Recently, I visited the oldest cemetery in Europe. Remarkably, it is right around the corner from my house in a natural gorge called Burrington Combe.
Burrington Combe is a natural geological formation in the Mendip Hills an area riddled with caves and underground caverns, the most famous being Cheddar Gorge. At the foot of Burrington Combe, just a few metres from the busy road, is a cave called Aveline's hole.
Aveline's Hole is credited as being "the oldest cemetery in Europe" as it was used by people back in the Mesolithic era (late ice age, just the climate was warming ) as a place to inter the bodies of their dead.
The cave was closed in antiquity by a landslide, but a hundred years ago two men and their dog pursued a rabbit that disappeared into a hole in the gorge wall.
When they dug in after the rabbit, they discovered a cave and the skeletal remains of 21 people, all preserved by calcium deposits. The bones were later carbon date to between 10,200 and 10,400 years old.
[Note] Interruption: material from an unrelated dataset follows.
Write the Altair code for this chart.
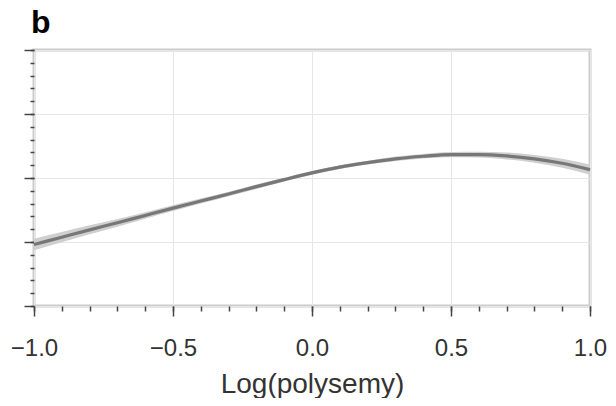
import altair as alt
import pandas as pd

# Data
x_vals = [-1.0, -0.9, -0.8, -0.7, -0.6, -0.5, -0.4, -0.3, -0.2, -0.1, 0.0,
          0.1, 0.2, 0.3, 0.4, 0.5, 0.6, 0.7, 0.8, 0.9, 1.0]
fit = [0.96, 1.075, 1.19, 1.30, 1.415, 1.53, 1.64, 1.75, 1.865, 1.975, 2.08,
       2.17, 2.24, 2.30, 2.34, 2.365, 2.365, 2.345, 2.30, 2.23, 2.13]
lower = [0.87, 0.995, 1.12, 1.24, 1.365, 1.485, 1.60, 1.715, 1.83, 1.945, 2.05,
         2.14, 2.21, 2.265, 2.305, 2.325, 2.32, 2.29, 2.24, 2.16, 2.05]
upper = [1.05, 1.155, 1.26, 1.36, 1.465, 1.575, 1.68, 1.785, 1.90, 2.005, 2.11,
         2.20, 2.27, 2.335, 2.375, 2.405, 2.41, 2.40, 2.36, 2.30, 2.21]

x_major = [-1.0, -0.5, 0.0, 0.5, 1.0]
x_minor = [-1.0, -0.9, -0.8, -0.7, -0.6, -0.5, -0.4, -0.3, -0.2, -0.1, 0.0,
           0.1, 0.2, 0.3, 0.4, 0.5, 0.6, 0.7, 0.8, 0.9, 1.0]
y_major = [0, 1, 2, 3, 4]
y_minor = [0, 0.2, 0.4, 0.6, 0.8, 1.0, 1.2, 1.4, 1.6, 1.8, 2.0, 2.2, 2.4,
           2.6, 2.8, 3.0, 3.2, 3.4, 3.6, 3.8, 4.0]

df = pd.DataFrame({"x": x_vals, "fit": fit, "lo": lower, "hi": upper})

FONT = "Liberation Sans"
TICK_COLOR = "#444444"

xscale = alt.Scale(domain=[-1, 1], nice=False, zero=False)
yscale = alt.Scale(domain=[0, 4], nice=False, zero=False)

band = alt.Chart(df).mark_area(color="#cfcfcf", interpolate="monotone").encode(
    x=alt.X("x:Q", scale=xscale,
            axis=alt.Axis(values=x_major, format=".1f", title="Log(polysemy)",
                          orient="bottom", domain=False, grid=True,
                          gridColor="#e6e6e6", gridWidth=1,
                          tickSize=10, tickWidth=1.5, tickColor=TICK_COLOR,
                          labelFont=FONT, labelFontSize=24, labelColor="#333333",
                          labelPadding=20, labelFlush=False,
                          titleFont=FONT, titleFontSize=28, titleFontWeight="normal",
                          titleColor="#333333", titlePadding=10)),
    y=alt.Y("lo:Q", scale=yscale,
            axis=alt.Axis(values=y_major, labels=False, title=None, orient="left",
                          domain=False, grid=True, gridColor="#e6e6e6", gridWidth=1,
                          tickSize=10, tickWidth=1.5, tickColor=TICK_COLOR)),
    y2="hi:Q",
)

line = alt.Chart(df).mark_line(color="#777777", strokeWidth=3.2,
                               interpolate="monotone").encode(
    x=alt.X("x:Q", scale=xscale,
            axis=alt.Axis(values=x_minor, labels=False, title=None, orient="bottom",
                          domain=False, grid=False, tickSize=5, tickWidth=1.5,
                          tickColor=TICK_COLOR)),
    y=alt.Y("fit:Q", scale=yscale,
            axis=alt.Axis(values=y_minor, labels=False, title=None, orient="left",
                          domain=False, grid=False, tickSize=4, tickWidth=1.5,
                          tickColor=TICK_COLOR)),
)

chart = alt.layer(band, line).resolve_axis(
    x="independent", y="independent"
).properties(
    width=556,
    height=256,
    title=alt.TitleParams("b", anchor="start", frame="group", fontSize=32,
                          fontWeight="bold", font=FONT, color="black",
                          offset=9, dx=-3),
    autosize=alt.AutoSizeParams(type="none"),
    padding={"left": 26, "top": 42, "right": 18, "bottom": 92},
).configure_view(
    stroke="#cccccc", strokeWidth=3
)

chart.save("out.html", embed_options={"renderer": "svg", "actions": False})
On my first visit to the cave I ran into John Cooper, an amateur cave historian (the gentleman in the photos). John showed me a human tooth and a hand axe embedded in the cave wall by mineral deposits. While we were talking, a small horseshoe bat flitted about our heads.
Remarkably the cave offers free access to the public, although there is now a gate preventing access to the back reaches of the cave where
cave art (rarely surviving in British caves) was recently discovered.
In many other caves in the area feature even older artefacts, such as the fossil remains of hyenas, bears, cave lions and other megafauna long extinct in the British Isles.